▸ TASK INSTRUCTIONS
Copy out all the records exactly.

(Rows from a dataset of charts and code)
────

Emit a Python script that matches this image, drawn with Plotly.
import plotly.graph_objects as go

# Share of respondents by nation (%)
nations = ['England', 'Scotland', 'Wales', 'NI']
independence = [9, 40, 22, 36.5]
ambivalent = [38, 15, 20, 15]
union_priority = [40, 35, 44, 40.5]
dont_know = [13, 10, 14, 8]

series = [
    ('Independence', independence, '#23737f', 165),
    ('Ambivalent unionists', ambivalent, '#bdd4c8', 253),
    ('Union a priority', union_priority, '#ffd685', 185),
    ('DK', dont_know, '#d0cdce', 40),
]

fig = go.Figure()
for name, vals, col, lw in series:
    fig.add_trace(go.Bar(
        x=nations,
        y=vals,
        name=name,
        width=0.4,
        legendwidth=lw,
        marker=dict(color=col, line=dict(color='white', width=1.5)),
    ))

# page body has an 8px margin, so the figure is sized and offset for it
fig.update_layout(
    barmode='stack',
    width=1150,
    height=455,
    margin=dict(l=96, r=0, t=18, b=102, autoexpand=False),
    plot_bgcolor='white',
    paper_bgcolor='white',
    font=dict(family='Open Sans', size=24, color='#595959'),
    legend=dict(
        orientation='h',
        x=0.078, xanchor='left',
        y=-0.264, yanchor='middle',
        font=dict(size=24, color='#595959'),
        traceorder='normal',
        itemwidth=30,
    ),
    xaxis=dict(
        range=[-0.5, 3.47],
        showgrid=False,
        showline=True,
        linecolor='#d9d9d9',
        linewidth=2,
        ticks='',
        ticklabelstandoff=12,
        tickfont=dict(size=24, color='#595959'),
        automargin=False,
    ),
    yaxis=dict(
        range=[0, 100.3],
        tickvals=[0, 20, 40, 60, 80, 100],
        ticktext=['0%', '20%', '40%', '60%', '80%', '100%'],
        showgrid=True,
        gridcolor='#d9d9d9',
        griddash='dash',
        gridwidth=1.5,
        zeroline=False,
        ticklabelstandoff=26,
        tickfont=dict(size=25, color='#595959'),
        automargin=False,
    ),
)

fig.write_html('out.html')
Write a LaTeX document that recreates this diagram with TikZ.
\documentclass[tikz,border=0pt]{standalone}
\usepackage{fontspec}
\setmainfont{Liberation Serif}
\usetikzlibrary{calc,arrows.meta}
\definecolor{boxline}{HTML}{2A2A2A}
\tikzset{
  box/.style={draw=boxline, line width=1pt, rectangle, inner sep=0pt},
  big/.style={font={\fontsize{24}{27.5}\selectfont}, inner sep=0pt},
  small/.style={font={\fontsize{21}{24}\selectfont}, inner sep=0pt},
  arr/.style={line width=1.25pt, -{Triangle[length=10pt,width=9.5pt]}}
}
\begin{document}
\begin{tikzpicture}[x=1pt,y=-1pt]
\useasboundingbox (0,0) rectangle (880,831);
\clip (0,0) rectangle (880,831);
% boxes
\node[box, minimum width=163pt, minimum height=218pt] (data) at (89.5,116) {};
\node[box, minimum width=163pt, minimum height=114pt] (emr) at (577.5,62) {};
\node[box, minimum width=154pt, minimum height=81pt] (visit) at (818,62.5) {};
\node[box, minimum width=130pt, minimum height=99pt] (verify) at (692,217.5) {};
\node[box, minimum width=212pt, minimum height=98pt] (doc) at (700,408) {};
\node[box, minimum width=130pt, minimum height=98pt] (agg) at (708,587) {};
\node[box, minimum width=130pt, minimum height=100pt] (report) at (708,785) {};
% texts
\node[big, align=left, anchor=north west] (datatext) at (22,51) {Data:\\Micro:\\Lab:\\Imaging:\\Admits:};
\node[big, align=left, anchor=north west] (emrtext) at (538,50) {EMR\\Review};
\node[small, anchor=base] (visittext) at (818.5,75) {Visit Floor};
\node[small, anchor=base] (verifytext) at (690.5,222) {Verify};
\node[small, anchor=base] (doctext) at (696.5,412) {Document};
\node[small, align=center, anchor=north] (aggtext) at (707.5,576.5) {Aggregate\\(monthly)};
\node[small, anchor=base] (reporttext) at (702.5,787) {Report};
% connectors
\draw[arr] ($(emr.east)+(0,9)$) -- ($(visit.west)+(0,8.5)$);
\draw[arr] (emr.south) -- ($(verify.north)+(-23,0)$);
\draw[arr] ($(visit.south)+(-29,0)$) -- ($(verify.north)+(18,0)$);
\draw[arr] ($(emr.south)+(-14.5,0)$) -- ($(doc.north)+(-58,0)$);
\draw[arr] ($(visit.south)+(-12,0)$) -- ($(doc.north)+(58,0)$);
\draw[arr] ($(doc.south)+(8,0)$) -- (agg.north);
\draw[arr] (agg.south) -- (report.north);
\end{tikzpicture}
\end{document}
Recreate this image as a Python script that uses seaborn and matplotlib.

────

▸ REPLY
Emit a Python script that matches this image, drawn with Plotly.
import plotly.graph_objects as go

# Share of respondents by nation (%)
nations = ['England', 'Scotland', 'Wales', 'NI']
independence = [9, 40, 22, 36.5]
ambivalent = [38, 15, 20, 15]
union_priority = [40, 35, 44, 40.5]
dont_know = [13, 10, 14, 8]

series = [
    ('Independence', independence, '#23737f', 165),
    ('Ambivalent unionists', ambivalent, '#bdd4c8', 253),
    ('Union a priority', union_priority, '#ffd685', 185),
    ('DK', dont_know, '#d0cdce', 40),
]

fig = go.Figure()
for name, vals, col, lw in series:
    fig.add_trace(go.Bar(
        x=nations,
        y=vals,
        name=name,
        width=0.4,
        legendwidth=lw,
        marker=dict(color=col, line=dict(color='white', width=1.5)),
    ))

# page body has an 8px margin, so the figure is sized and offset for it
fig.update_layout(
    barmode='stack',
    width=1150,
    height=455,
    margin=dict(l=96, r=0, t=18, b=102, autoexpand=False),
    plot_bgcolor='white',
    paper_bgcolor='white',
    font=dict(family='Open Sans', size=24, color='#595959'),
    legend=dict(
        orientation='h',
        x=0.078, xanchor='left',
        y=-0.264, yanchor='middle',
        font=dict(size=24, color='#595959'),
        traceorder='normal',
        itemwidth=30,
    ),
    xaxis=dict(
        range=[-0.5, 3.47],
        showgrid=False,
        showline=True,
        linecolor='#d9d9d9',
        linewidth=2,
        ticks='',
        ticklabelstandoff=12,
        tickfont=dict(size=24, color='#595959'),
        automargin=False,
    ),
    yaxis=dict(
        range=[0, 100.3],
        tickvals=[0, 20, 40, 60, 80, 100],
        ticktext=['0%', '20%', '40%', '60%', '80%', '100%'],
        showgrid=True,
        gridcolor='#d9d9d9',
        griddash='dash',
        gridwidth=1.5,
        zeroline=False,
        ticklabelstandoff=26,
        tickfont=dict(size=25, color='#595959'),
        automargin=False,
    ),
)

fig.write_html('out.html')
Write a LaTeX document that recreates this diagram with TikZ.
\documentclass[tikz,border=0pt]{standalone}
\usepackage{fontspec}
\setmainfont{Liberation Serif}
\usetikzlibrary{calc,arrows.meta}
\definecolor{boxline}{HTML}{2A2A2A}
\tikzset{
  box/.style={draw=boxline, line width=1pt, rectangle, inner sep=0pt},
  big/.style={font={\fontsize{24}{27.5}\selectfont}, inner sep=0pt},
  small/.style={font={\fontsize{21}{24}\selectfont}, inner sep=0pt},
  arr/.style={line width=1.25pt, -{Triangle[length=10pt,width=9.5pt]}}
}
\begin{document}
\begin{tikzpicture}[x=1pt,y=-1pt]
\useasboundingbox (0,0) rectangle (880,831);
\clip (0,0) rectangle (880,831);
% boxes
\node[box, minimum width=163pt, minimum height=218pt] (data) at (89.5,116) {};
\node[box, minimum width=163pt, minimum height=114pt] (emr) at (577.5,62) {};
\node[box, minimum width=154pt, minimum height=81pt] (visit) at (818,62.5) {};
\node[box, minimum width=130pt, minimum height=99pt] (verify) at (692,217.5) {};
\node[box, minimum width=212pt, minimum height=98pt] (doc) at (700,408) {};
\node[box, minimum width=130pt, minimum height=98pt] (agg) at (708,587) {};
\node[box, minimum width=130pt, minimum height=100pt] (report) at (708,785) {};
% texts
\node[big, align=left, anchor=north west] (datatext) at (22,51) {Data:\\Micro:\\Lab:\\Imaging:\\Admits:};
\node[big, align=left, anchor=north west] (emrtext) at (538,50) {EMR\\Review};
\node[small, anchor=base] (visittext) at (818.5,75) {Visit Floor};
\node[small, anchor=base] (verifytext) at (690.5,222) {Verify};
\node[small, anchor=base] (doctext) at (696.5,412) {Document};
\node[small, align=center, anchor=north] (aggtext) at (707.5,576.5) {Aggregate\\(monthly)};
\node[small, anchor=base] (reporttext) at (702.5,787) {Report};
% connectors
\draw[arr] ($(emr.east)+(0,9)$) -- ($(visit.west)+(0,8.5)$);
\draw[arr] (emr.south) -- ($(verify.north)+(-23,0)$);
\draw[arr] ($(visit.south)+(-29,0)$) -- ($(verify.north)+(18,0)$);
\draw[arr] ($(emr.south)+(-14.5,0)$) -- ($(doc.north)+(-58,0)$);
\draw[arr] ($(visit.south)+(-12,0)$) -- ($(doc.north)+(58,0)$);
\draw[arr] ($(doc.south)+(8,0)$) -- (agg.north);
\draw[arr] (agg.south) -- (report.north);
\end{tikzpicture}
\end{document}
Recreate this image as a Python script that uses seaborn and matplotlib.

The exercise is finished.